▶ _Records supplied_
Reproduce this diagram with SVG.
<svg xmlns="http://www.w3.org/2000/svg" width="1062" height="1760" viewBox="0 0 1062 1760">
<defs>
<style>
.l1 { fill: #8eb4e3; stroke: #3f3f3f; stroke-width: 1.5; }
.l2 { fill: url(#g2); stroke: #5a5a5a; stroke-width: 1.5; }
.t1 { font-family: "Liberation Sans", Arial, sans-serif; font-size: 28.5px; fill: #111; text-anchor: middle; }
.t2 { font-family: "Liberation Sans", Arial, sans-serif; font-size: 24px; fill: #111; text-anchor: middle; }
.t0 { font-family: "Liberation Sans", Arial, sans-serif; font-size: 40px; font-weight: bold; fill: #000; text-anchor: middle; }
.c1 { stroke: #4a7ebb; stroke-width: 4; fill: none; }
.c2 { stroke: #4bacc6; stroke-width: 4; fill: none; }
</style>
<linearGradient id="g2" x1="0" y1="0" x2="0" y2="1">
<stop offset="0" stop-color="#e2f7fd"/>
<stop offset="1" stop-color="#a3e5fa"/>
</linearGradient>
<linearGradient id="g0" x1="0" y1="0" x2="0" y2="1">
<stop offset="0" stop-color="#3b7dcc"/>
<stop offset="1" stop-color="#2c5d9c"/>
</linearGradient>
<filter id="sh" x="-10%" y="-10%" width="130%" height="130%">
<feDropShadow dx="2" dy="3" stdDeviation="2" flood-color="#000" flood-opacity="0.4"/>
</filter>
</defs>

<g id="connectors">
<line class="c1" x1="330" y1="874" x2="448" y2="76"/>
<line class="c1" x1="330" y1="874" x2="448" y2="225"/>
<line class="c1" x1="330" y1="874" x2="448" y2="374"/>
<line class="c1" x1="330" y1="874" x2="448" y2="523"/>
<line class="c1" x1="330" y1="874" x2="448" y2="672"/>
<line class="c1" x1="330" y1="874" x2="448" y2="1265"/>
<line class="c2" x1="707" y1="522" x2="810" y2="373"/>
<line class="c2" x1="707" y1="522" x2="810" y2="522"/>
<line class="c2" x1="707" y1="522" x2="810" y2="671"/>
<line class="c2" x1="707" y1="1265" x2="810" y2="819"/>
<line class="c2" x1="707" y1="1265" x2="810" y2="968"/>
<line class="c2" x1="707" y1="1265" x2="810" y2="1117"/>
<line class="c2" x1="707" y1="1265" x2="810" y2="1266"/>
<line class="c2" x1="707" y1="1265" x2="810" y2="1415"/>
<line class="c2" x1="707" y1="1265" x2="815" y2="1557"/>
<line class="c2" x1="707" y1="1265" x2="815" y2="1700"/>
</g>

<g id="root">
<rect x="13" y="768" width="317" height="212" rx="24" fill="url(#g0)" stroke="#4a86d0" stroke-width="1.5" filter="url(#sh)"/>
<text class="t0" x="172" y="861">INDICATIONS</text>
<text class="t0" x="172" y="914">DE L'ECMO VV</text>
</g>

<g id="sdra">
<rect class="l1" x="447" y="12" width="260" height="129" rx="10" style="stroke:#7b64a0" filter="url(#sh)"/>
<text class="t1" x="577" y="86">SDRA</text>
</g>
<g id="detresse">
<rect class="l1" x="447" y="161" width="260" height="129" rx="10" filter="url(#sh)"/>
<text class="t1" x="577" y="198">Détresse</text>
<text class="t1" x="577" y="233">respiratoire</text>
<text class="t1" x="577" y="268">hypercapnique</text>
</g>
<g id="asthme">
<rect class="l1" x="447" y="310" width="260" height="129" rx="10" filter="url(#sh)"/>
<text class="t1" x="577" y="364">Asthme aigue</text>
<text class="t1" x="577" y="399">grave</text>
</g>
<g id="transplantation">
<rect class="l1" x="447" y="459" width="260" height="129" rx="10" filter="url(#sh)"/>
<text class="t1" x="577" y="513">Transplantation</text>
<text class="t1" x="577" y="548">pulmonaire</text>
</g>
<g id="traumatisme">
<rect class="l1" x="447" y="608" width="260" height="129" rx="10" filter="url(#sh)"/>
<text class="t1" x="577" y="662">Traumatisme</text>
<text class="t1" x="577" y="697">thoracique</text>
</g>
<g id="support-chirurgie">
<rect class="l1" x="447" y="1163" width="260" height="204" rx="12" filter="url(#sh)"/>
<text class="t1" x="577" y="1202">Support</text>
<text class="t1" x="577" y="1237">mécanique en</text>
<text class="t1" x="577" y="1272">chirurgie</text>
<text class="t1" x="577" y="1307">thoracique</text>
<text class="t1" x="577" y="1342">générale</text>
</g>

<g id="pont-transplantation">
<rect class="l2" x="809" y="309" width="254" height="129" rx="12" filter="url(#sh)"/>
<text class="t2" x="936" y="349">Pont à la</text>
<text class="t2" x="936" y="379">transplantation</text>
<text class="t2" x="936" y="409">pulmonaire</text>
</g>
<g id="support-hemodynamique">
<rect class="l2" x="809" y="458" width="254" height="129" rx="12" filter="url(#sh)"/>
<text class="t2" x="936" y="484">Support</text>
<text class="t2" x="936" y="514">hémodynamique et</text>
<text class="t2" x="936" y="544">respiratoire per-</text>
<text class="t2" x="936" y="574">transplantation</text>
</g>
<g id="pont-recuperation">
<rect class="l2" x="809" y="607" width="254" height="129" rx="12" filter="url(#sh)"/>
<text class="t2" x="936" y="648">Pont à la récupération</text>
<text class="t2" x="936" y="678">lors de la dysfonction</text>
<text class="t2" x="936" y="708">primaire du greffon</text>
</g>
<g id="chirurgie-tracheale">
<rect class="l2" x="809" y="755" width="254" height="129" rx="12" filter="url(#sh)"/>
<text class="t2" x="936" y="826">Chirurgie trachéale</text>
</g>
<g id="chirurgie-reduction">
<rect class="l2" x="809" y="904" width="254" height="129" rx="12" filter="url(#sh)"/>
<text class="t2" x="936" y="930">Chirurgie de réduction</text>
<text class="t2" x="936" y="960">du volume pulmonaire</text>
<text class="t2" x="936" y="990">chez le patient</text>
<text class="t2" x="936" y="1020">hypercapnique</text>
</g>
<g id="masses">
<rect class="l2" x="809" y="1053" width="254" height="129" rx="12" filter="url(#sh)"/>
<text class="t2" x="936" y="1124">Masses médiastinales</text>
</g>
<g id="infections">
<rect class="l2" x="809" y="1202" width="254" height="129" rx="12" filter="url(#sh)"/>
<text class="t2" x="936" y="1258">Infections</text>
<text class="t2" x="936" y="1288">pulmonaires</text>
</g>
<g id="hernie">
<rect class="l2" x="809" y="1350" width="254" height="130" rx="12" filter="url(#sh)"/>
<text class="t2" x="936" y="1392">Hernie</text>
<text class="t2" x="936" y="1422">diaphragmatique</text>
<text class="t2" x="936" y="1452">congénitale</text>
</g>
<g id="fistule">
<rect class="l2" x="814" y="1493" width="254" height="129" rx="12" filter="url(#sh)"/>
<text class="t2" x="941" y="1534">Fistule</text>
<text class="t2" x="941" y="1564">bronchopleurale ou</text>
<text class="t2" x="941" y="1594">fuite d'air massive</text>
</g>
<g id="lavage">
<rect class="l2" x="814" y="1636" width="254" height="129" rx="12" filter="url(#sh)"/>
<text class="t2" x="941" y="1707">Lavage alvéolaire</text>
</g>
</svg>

==

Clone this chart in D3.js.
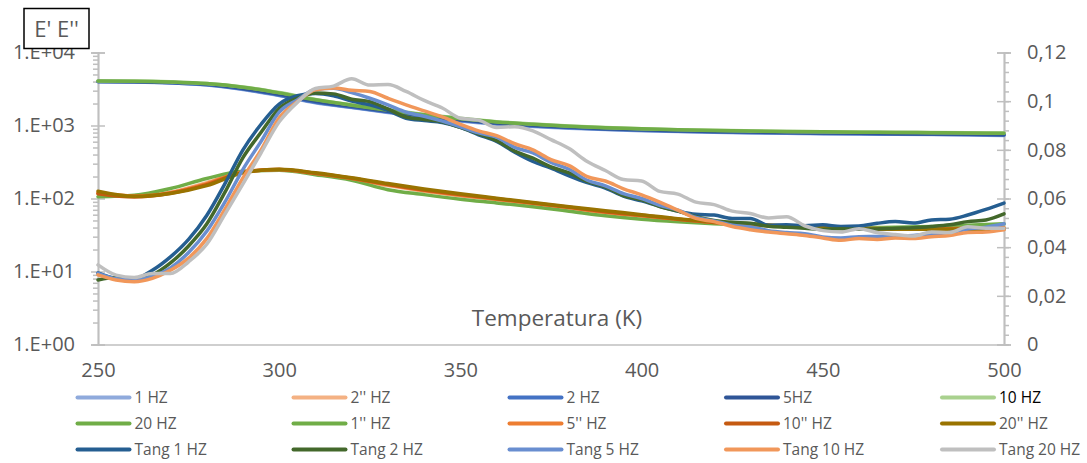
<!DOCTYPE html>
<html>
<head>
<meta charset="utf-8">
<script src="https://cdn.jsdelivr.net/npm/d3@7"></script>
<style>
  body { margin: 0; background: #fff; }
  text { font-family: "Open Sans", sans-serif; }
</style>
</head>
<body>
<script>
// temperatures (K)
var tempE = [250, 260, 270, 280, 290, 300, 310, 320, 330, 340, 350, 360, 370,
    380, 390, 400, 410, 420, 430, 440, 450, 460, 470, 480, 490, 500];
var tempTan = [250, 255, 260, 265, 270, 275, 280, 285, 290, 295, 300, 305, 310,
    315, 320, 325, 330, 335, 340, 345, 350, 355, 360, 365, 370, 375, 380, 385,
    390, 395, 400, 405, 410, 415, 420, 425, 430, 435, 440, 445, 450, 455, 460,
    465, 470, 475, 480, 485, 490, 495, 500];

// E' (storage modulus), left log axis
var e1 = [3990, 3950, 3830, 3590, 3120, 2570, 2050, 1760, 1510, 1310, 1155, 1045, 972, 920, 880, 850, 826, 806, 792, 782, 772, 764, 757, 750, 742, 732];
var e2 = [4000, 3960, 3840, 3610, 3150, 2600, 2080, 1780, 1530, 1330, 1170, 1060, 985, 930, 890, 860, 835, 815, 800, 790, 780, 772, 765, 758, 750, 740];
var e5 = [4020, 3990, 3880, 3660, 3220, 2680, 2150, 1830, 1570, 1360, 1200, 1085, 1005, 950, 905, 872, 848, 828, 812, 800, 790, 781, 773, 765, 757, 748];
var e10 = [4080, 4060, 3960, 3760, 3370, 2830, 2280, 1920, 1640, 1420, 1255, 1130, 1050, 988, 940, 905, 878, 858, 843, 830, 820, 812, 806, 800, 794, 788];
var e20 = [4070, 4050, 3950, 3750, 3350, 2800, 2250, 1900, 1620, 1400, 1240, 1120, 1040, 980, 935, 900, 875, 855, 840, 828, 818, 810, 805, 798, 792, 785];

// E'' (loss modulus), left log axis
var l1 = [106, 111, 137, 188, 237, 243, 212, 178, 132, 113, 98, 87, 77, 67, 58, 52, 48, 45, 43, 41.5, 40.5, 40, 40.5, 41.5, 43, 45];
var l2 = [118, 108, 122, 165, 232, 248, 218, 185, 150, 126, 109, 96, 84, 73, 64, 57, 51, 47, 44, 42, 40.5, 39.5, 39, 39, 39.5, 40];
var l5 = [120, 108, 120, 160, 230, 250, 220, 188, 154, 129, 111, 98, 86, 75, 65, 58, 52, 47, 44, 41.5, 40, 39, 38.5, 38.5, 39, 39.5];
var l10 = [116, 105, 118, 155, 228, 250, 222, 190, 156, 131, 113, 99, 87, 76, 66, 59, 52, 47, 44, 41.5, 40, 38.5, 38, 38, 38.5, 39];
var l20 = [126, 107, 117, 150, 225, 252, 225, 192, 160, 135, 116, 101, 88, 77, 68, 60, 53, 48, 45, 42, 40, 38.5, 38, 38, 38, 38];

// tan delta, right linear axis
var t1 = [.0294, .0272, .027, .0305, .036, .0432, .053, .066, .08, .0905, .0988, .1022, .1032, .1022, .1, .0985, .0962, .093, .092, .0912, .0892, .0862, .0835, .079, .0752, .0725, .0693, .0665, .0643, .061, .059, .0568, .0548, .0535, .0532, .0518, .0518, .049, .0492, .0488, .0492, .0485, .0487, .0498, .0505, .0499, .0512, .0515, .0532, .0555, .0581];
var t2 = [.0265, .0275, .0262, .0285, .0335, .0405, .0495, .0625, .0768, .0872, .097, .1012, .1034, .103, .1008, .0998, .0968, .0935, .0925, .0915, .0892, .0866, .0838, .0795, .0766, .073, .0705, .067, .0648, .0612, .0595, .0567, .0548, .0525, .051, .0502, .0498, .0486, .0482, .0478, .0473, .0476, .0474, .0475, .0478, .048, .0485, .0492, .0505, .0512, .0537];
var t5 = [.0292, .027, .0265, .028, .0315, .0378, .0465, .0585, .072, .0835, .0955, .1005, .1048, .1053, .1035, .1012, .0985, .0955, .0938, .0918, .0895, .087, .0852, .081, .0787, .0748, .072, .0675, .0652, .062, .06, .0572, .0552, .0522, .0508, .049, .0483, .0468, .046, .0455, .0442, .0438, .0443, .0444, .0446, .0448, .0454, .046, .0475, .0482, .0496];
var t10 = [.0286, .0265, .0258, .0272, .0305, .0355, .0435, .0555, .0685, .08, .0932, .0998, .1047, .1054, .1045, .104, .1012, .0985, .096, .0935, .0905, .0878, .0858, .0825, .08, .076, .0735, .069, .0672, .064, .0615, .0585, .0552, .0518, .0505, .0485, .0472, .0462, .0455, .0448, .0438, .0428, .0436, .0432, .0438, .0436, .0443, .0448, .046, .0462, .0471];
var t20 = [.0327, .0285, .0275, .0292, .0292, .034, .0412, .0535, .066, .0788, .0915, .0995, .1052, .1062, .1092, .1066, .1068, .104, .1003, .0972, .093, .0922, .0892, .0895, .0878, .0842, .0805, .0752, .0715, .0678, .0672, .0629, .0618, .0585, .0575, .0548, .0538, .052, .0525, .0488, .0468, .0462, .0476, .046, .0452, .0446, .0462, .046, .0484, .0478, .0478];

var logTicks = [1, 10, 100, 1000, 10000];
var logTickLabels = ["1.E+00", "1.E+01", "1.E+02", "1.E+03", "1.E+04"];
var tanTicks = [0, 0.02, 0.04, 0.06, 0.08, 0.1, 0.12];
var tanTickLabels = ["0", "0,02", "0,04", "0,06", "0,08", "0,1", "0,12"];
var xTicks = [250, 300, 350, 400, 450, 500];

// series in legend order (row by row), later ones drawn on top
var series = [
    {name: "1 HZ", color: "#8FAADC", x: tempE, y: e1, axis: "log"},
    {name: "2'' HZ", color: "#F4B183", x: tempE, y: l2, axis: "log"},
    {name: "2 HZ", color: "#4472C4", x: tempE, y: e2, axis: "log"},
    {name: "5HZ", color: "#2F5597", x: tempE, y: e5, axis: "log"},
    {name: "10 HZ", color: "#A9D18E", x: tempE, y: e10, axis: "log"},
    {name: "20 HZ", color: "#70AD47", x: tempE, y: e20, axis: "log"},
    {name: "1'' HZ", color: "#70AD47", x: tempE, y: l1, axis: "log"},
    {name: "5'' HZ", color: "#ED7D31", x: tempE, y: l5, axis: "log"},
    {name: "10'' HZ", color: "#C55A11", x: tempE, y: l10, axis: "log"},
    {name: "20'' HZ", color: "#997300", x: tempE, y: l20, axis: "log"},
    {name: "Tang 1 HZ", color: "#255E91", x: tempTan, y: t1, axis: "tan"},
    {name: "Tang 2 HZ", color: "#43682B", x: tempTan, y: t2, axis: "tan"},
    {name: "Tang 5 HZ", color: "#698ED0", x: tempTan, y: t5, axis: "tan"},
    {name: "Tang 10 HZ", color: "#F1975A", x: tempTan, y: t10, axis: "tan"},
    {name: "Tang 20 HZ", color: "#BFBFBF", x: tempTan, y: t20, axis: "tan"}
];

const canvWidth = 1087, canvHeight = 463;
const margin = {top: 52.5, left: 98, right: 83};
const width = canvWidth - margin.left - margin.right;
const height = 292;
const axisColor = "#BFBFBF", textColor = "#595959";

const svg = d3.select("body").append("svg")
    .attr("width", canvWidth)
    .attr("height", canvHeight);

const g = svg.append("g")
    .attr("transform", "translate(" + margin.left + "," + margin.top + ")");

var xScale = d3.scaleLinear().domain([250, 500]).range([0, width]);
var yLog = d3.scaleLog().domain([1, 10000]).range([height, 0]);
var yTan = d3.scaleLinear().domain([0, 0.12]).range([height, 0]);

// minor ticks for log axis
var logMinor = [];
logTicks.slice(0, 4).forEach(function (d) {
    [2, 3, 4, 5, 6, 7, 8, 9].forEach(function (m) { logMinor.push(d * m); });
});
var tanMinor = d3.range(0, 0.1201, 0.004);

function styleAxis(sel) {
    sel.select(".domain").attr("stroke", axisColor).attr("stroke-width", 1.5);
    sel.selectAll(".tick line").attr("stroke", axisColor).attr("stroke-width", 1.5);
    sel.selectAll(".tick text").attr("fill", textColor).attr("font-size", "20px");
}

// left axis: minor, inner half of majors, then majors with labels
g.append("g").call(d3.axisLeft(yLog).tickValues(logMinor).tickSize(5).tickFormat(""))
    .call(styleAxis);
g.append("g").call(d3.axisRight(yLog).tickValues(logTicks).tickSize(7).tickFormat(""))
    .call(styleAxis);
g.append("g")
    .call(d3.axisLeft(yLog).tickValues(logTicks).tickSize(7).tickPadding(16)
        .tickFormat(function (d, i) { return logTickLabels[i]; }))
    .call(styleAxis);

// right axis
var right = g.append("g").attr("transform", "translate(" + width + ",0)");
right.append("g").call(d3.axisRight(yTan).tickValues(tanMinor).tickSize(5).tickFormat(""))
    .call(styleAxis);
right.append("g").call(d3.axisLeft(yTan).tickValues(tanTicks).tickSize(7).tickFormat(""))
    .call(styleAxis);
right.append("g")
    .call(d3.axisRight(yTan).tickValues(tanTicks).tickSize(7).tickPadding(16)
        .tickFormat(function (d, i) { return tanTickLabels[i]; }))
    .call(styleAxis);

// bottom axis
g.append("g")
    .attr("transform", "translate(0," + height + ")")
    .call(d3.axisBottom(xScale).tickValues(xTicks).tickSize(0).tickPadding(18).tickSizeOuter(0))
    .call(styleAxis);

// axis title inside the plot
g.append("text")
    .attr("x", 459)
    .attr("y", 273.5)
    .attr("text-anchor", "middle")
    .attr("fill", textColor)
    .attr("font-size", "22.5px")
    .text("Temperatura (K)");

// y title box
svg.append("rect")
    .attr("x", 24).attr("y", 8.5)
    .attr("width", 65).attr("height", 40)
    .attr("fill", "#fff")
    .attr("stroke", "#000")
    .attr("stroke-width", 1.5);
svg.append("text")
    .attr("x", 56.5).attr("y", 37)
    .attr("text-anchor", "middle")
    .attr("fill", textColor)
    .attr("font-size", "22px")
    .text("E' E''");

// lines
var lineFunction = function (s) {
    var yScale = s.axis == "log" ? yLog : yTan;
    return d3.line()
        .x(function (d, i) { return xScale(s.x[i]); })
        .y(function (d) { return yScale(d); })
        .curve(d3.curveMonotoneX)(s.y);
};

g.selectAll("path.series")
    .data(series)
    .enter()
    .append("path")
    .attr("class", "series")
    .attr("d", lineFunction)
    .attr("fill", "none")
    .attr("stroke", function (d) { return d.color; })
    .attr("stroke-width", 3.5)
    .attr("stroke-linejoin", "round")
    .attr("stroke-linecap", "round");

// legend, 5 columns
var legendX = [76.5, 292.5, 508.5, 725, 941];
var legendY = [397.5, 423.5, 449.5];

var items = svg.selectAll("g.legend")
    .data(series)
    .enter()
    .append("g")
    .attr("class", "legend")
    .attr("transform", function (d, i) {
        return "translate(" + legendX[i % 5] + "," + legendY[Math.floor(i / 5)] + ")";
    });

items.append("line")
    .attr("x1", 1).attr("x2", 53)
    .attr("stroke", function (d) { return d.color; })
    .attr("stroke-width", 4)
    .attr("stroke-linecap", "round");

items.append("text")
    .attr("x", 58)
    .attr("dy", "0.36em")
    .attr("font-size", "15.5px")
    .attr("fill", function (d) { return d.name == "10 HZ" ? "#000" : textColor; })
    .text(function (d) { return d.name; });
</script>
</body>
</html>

▶ _Description of the task_
Keep the images out of the copy. Repeat word for word only the lines from the one containing "Clone this chart in D3.js." through the one containing "465, 470, 475, 480, 485, 490, 495, 500];", both ends included.

▶ _Task result_
Clone this chart in D3.js.
<!DOCTYPE html>
<html>
<head>
<meta charset="utf-8">
<script src="https://cdn.jsdelivr.net/npm/d3@7"></script>
<style>
  body { margin: 0; background: #fff; }
  text { font-family: "Open Sans", sans-serif; }
</style>
</head>
<body>
<script>
// temperatures (K)
var tempE = [250, 260, 270, 280, 290, 300, 310, 320, 330, 340, 350, 360, 370,
    380, 390, 400, 410, 420, 430, 440, 450, 460, 470, 480, 490, 500];
var tempTan = [250, 255, 260, 265, 270, 275, 280, 285, 290, 295, 300, 305, 310,
    315, 320, 325, 330, 335, 340, 345, 350, 355, 360, 365, 370, 375, 380, 385,
    390, 395, 400, 405, 410, 415, 420, 425, 430, 435, 440, 445, 450, 455, 460,
    465, 470, 475, 480, 485, 490, 495, 500];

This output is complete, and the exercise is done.